Collect from the data below each line with "chart".

** Begin Data block **

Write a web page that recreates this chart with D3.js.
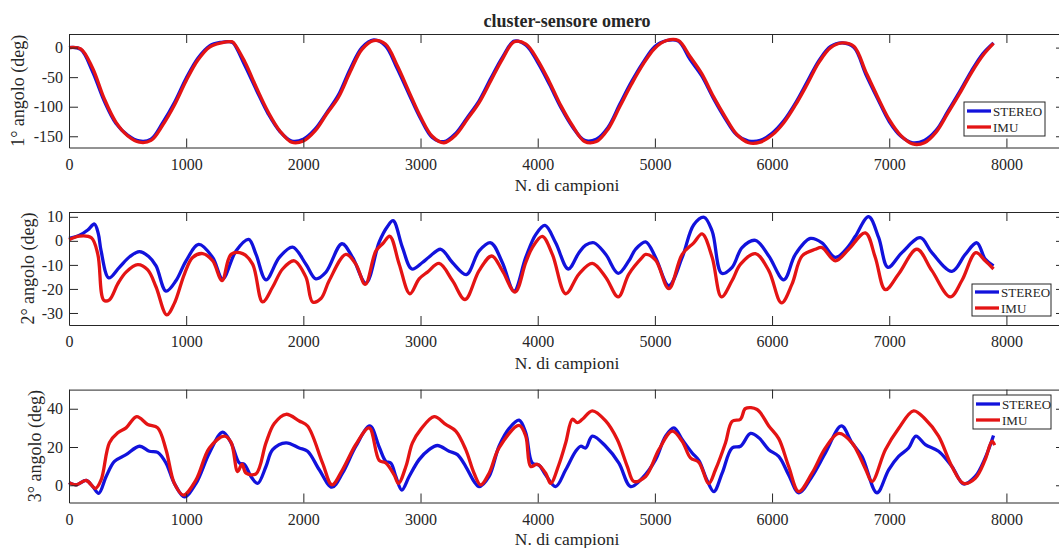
<!DOCTYPE html>
<html>
<head>
<meta charset="utf-8">
<script src="https://cdn.jsdelivr.net/npm/d3@7"></script>
<style>
  body { margin: 0; background: #fff; }
  text { font-family: "Liberation Serif", "Times New Roman", serif; fill: #262626; }
</style>
</head>
<body>
<div id="chart"></div>
<script>
var width = 1059;
var height = 548;

// tick labels
const xTicks = [0, 1000, 2000, 3000, 4000, 5000, 6000, 7000, 8000];
const a1Ticks = [-150, -100, -50, 0];
const a2Ticks = [-30, -20, -10, 0, 10];
const a3Ticks = [0, 20, 40];
const seriesNames = ["STEREO", "IMU"];

// 1° angolo: [campione, gradi]
const a1Stereo = [[0,0],[100,-3],[200,-40],[300,-90],[400,-128],[500,-148],[600,-158],[700,-155],[800,-127],[900,-93],
  [1000,-52],[1100,-18],[1200,3],[1300,9],[1370,10],[1400,8],[1500,-30],[1600,-72],[1700,-112],[1800,-142],[1900,-158],
  [2000,-155],[2100,-138],[2200,-110],[2300,-80],[2400,-36],[2500,0],[2600,13],[2700,3],[2800,-35],[2900,-78],
  [3000,-120],[3100,-152],[3200,-159],[3300,-145],[3400,-118],[3500,-90],[3600,-52],[3700,-16],[3800,11],[3900,4],
  [4000,-25],[4100,-62],[4200,-102],[4300,-135],[4400,-157],[4500,-155],[4600,-135],[4700,-96],[4800,-58],[4900,-25],
  [5000,2],[5100,12],[5200,11],[5300,-20],[5400,-48],[5500,-86],[5600,-120],[5700,-148],[5800,-158],[5900,-157],
  [6000,-145],[6100,-124],[6200,-94],[6300,-58],[6400,-22],[6500,2],[6600,8],[6700,0],[6800,-45],[6900,-86],
  [7000,-125],[7100,-150],[7200,-161],[7300,-157],[7400,-140],[7500,-108],[7600,-75],[7700,-40],[7800,-10],[7890,8]];
const a1Imu = [[0,0],[100,-2],[200,-34],[300,-86],[400,-126],[500,-149],[600,-160],[700,-157],[800,-131],[900,-97],
  [1000,-56],[1100,-21],[1200,1],[1300,8],[1380,10],[1400,9],[1500,-24],[1600,-68],[1700,-109],[1800,-141],[1900,-160],
  [2000,-158],[2100,-141],[2200,-112],[2300,-84],[2400,-41],[2500,-3],[2600,12],[2700,6],[2800,-30],[2900,-74],
  [3000,-117],[3100,-150],[3200,-161],[3300,-148],[3400,-121],[3500,-93],[3600,-56],[3700,-19],[3800,10],[3900,6],
  [4000,-21],[4100,-58],[4200,-99],[4300,-133],[4400,-159],[4500,-159],[4600,-138],[4700,-100],[4800,-62],[4900,-28],
  [5000,-1],[5100,12],[5200,12],[5300,-15],[5400,-44],[5500,-83],[5600,-117],[5700,-147],[5800,-161],[5900,-160],
  [6000,-148],[6100,-127],[6200,-97],[6300,-62],[6400,-25],[6500,0],[6600,8],[6700,2],[6800,-41],[6900,-83],
  [7000,-122],[7100,-149],[7200,-163],[7300,-161],[7400,-143],[7500,-111],[7600,-78],[7700,-43],[7800,-13],[7890,7]];

// 2° angolo
const a2Stereo = [[0,1],[90,2.3],[160,4.5],[217,7],[250,3],[274,-4.2],[340,-15.4],[430,-11],[520,-6.5],[601,-4.5],
  [680,-6.5],[743,-10.4],[828,-20.9],[914,-16.5],[999,-8.3],[1107,-1.5],[1226,-6.9],[1311,-15.8],[1425,-4.2],
  [1533,0.6],[1596,-5.6],[1681,-16.2],[1795,-6.9],[1908,-2.6],[2022,-9.7],[2107,-15.8],[2193,-13],[2329,-1.2],
  [2420,-6.9],[2534,-17.6],[2647,-0.5],[2718,6],[2766,8.4],[2846,-2.8],[2926,-11.7],[3016,-9],[3073,-6.7],
  [3173,-3.5],[3272,-9],[3391,-14],[3500,-4.2],[3599,-0.8],[3698,-9],[3798,-20.9],[3898,-6.9],[3983,2.6],
  [4062,6.4],[4153,-0.8],[4261,-11.7],[4352,-4.9],[4409,-1.8],[4480,-0.8],[4580,-5.6],[4687,-13.5],[4778,-8.3],
  [4835,-3.5],[4921,-0.4],[5006,-6.9],[5119,-18.6],[5233,-6.9],[5332,6.7],[5420,9.8],[5489,4],[5570,-13.5],
  [5659,-11],[5744,-2.8],[5858,0.2],[5972,-6.3],[6100,-16.2],[6199,-5.6],[6327,1],[6426,-0.8],[6540,-6.9],
  [6654,-2.2],[6711,1.9],[6824,10.1],[6910,1.3],[6989,-11],[7108,-4.9],[7265,1.3],[7364,-4.9],[7535,-12.7],
  [7649,-5.6],[7748,-0.8],[7819,-7.6],[7890,-10.4]];
const a2Imu = [[0,0.5],[90,2],[191,1.3],[246,-5.6],[297,-24.7],[345,-24.5],[416,-17.9],[487,-13],[587,-9.9],
  [672,-12.1],[743,-19.2],[834,-30.8],[899,-26],[985,-13.8],[1055,-6.9],[1141,-5.3],[1226,-8.3],[1306,-16.5],
  [1383,-5.6],[1482,-5.3],[1567,-9.7],[1652,-25.4],[1738,-19.2],[1823,-11.7],[1922,-8.3],[2022,-15.1],[2079,-25.4],
  [2150,-24],[2221,-16.5],[2363,-5.6],[2448,-9.7],[2528,-18.1],[2619,-4.2],[2680,-1],[2738,1.9],[2818,-9.7],
  [2909,-22],[2988,-15.8],[3059,-13],[3159,-9.4],[3272,-16.5],[3380,-24.4],[3500,-12.4],[3608,-6.3],[3698,-12.4],
  [3807,-21.3],[3898,-9],[3954,-2.8],[4039,1.9],[4125,-5.6],[4239,-22],[4352,-13.8],[4466,-9.4],[4580,-15.1],
  [4687,-23.3],[4778,-13.8],[4892,-6.9],[4921,-5.6],[5006,-8],[5119,-19.9],[5233,-5.6],[5332,-0.8],[5403,2.9],
  [5489,-6.9],[5568,-23.3],[5659,-16.5],[5731,-9.7],[5858,-5.3],[5972,-12.4],[6080,-25.8],[6171,-17.9],
  [6256,-6.3],[6370,-3.5],[6426,-2.8],[6540,-8.3],[6654,-3.5],[6796,3.3],[6881,-6.9],[6967,-20.3],[7080,-13.8],
  [7236,-3.5],[7364,-12.4],[7521,-23.3],[7620,-16.5],[7739,-4.9],[7819,-8.3],[7890,-11.7]];

// 3° angolo
const a3Stereo = [[0,1.4],[61,0.2],[147,2.5],[203,-0.7],[254,-4.2],[317,4.6],[388,12.5],[487,16],[601,20.4],
  [686,17.8],[757,17.2],[828,11.6],[899,1],[985,-6],[1084,1],[1198,16.9],[1311,27.8],[1383,22.2],[1454,11.6],
  [1496,11],[1553,4.6],[1610,1],[1681,9.8],[1738,18.6],[1852,22.2],[1965,19.5],[2036,17.8],[2136,8.1],[2244,-1],
  [2334,6.3],[2448,20.4],[2568,31],[2647,20],[2704,12.5],[2747,11.6],[2789,4.6],[2840,-2.5],[2903,4.6],
  [2988,13.4],[3073,18.6],[3144,20.8],[3244,17.8],[3315,16],[3386,9.8],[3457,2],[3500,-0.7],[3585,4.6],
  [3670,20.4],[3760,30],[3841,34],[3898,27.4],[3954,11.6],[4011,10.5],[4068,5.4],[4153,-0.7],[4239,8.1],
  [4324,17.8],[4367,20.4],[4409,19.5],[4466,25.7],[4580,20.4],[4693,11.6],[4793,-0.7],[4892,3.7],[5006,13.4],
  [5091,25.7],[5162,30],[5233,23.9],[5318,16.9],[5375,13],[5446,2.5],[5503,-3.3],[5574,6.3],[5659,19.5],
  [5731,20.4],[5816,27.1],[5887,24.8],[5972,18.6],[6057,15.1],[6142,5.4],[6228,-3.9],[6341,4.6],[6455,16.9],
  [6592,31],[6682,22.2],[6767,15.1],[6895,-3.9],[6995,8.1],[7080,15.1],[7165,19.5],[7228,25.7],[7308,21.3],
  [7421,17.8],[7535,9.8],[7634,0.7],[7734,4.6],[7819,14.3],[7890,26]];
const a3Imu = [[0,1.4],[61,0.2],[147,2.5],[226,-1.6],[274,2.8],[345,22.2],[416,27.4],[487,30],[578,35.9],
  [672,31.8],[757,30],[828,18.6],[899,1],[976,-5.1],[1084,2.8],[1198,19.5],[1326,25.7],[1383,22.5],[1439,7.2],
  [1477,11],[1511,6.3],[1596,6],[1681,22.2],[1752,32.3],[1852,37.1],[1965,33.6],[2036,31],[2164,11.6],[2244,0.2],
  [2334,8.1],[2448,21.3],[2562,30],[2647,13],[2704,11.6],[2775,5.4],[2812,1],[2875,9.8],[2931,22.2],[3002,29.2],
  [3116,35.9],[3215,31.8],[3301,28.3],[3386,18.6],[3457,6.3],[3514,0.2],[3585,6.3],[3670,19.5],[3841,31.3],
  [3898,25.7],[3940,9.8],[3997,11],[4068,6.3],[4111,1],[4182,11],[4239,22.2],[4296,34.5],[4338,32.7],[4381,34.5],
  [4466,38.9],[4580,33.6],[4679,23.9],[4765,9.8],[4821,2],[4921,4.6],[5034,18.6],[5148,28.3],[5233,23],
  [5304,14.3],[5375,12],[5460,1],[5517,8.1],[5603,22.2],[5659,33.4],[5731,34.5],[5773,40.1],[5872,39.6],
  [5972,31],[6057,24.4],[6142,9.8],[6228,-3.3],[6341,6.3],[6455,19.5],[6569,27.1],[6682,22.2],[6796,8.7],
  [6853,2],[6967,18.6],[7080,29.7],[7208,38.9],[7308,34.5],[7421,25.7],[7535,9.8],[7634,1],[7734,3.7],
  [7819,13.4],[7876,23],[7900,21]];

const colors = ["#1212dc", "#e41414"];
const axisColor = "#262626";

let svg = d3.select("#chart")
  .append("svg")
  .attr("width", width)
  .attr("height", height);

var x = d3.scaleLinear().domain([0, 8500]).range([69, 1065]);

var panels = [
  { top: 34, bottom: 147.5, domain: [-169, 23], ticks: a1Ticks, label: "1° angolo (deg)", labelX: 24, xlabelDy: 43.5,
    series: [a1Stereo, a1Imu], legend: { x: 964, y: 102, w: 81, h: 34 } },
  { top: 212, bottom: 325, domain: [-35, 12], ticks: a2Ticks, label: "2° angolo (deg)", labelX: 34, xlabelDy: 43.5,
    series: [a2Stereo, a2Imu], legend: { x: 972, y: 284, w: 79, h: 32 } },
  { top: 389.6, bottom: 502.5, domain: [-9, 50], ticks: a3Ticks, label: "3° angolo (deg)", labelX: 41, xlabelDy: 42,
    series: [a3Stereo, a3Imu], legend: { x: 973, y: 395, w: 78, h: 34 } }
];

panels.forEach(p => {
  var y = d3.scaleLinear().domain(p.domain).range([p.bottom, p.top]);
  var g = svg.append("g");

  var line = d3.line()
    .x(d => x(d[0]))
    .y(d => y(d[1]))
    .curve(d3.curveCatmullRom.alpha(0.5));

  p.series.forEach((s, i) => {
    g.append("path")
      .datum(s)
      .attr("d", line)
      .attr("fill", "none")
      .attr("stroke", colors[i])
      .attr("stroke-width", 3.3)
      .attr("stroke-linejoin", "round");
  });

  // axes, ticks pointing inward like MATLAB
  var fmt = d => String(d);
  g.append("g").attr("transform", `translate(0,${p.bottom})`)
    .call(d3.axisBottom(x).tickValues(xTicks).tickFormat(fmt).tickSizeInner(-9).tickSizeOuter(0).tickPadding(11));
  g.append("g").attr("transform", `translate(0,${p.top})`)
    .call(d3.axisTop(x).tickValues(xTicks).tickFormat("").tickSizeInner(-9).tickSizeOuter(0));
  g.append("g").attr("transform", `translate(${x.range()[0]},0)`)
    .call(d3.axisLeft(y).tickValues(p.ticks).tickFormat(fmt).tickSizeInner(-9).tickSizeOuter(0).tickPadding(6));
  g.append("g").attr("transform", `translate(${x.range()[1]},0)`)
    .call(d3.axisRight(y).tickValues(p.ticks).tickFormat("").tickSizeInner(-9).tickSizeOuter(0));

  g.selectAll(".domain, .tick line").attr("stroke", axisColor).attr("stroke-width", 1);
  g.selectAll(".tick text")
    .attr("font-family", "Liberation Serif, Times New Roman, serif")
    .attr("font-size", 16)
    .attr("fill", axisColor);

  g.append("text")
    .attr("x", (x.range()[0] + x.range()[1]) / 2)
    .attr("y", p.bottom + p.xlabelDy)
    .attr("text-anchor", "middle")
    .attr("font-size", 17.5)
    .text("N. di campioni");

  g.append("text")
    .attr("transform", `translate(${p.labelX},${(p.top + p.bottom) / 2}) rotate(-90)`)
    .attr("text-anchor", "middle")
    .attr("font-size", 18)
    .text(p.label);

  // legend
  var L = p.legend;
  var lg = g.append("g");
  lg.append("rect")
    .attr("x", L.x).attr("y", L.y).attr("width", L.w).attr("height", L.h)
    .attr("fill", "#fff").attr("stroke", axisColor).attr("stroke-width", 1);
  seriesNames.forEach((name, i) => {
    var ry = L.y + L.h / 2 + (i === 0 ? -8 : 8);
    lg.append("line")
      .attr("x1", L.x + 3).attr("x2", L.x + 27)
      .attr("y1", ry).attr("y2", ry)
      .attr("stroke", colors[i]).attr("stroke-width", 3.3);
    lg.append("text")
      .attr("x", L.x + 29).attr("y", ry)
      .attr("dy", "0.35em")
      .attr("font-size", 13)
      .text(name);
  });
});

svg.append("text")
  .attr("x", (x.range()[0] + x.range()[1]) / 2)
  .attr("y", 27)
  .attr("text-anchor", "middle")
  .attr("font-size", 18)
  .attr("font-weight", "bold")
  .attr("fill", "#000")
  .text("cluster-sensore omero");
</script>
</body>
</html>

** End Data block **

• [Result of the exercise]:
Write a web page that recreates this chart with D3.js.
<div id="chart"></div>
let svg = d3.select("#chart")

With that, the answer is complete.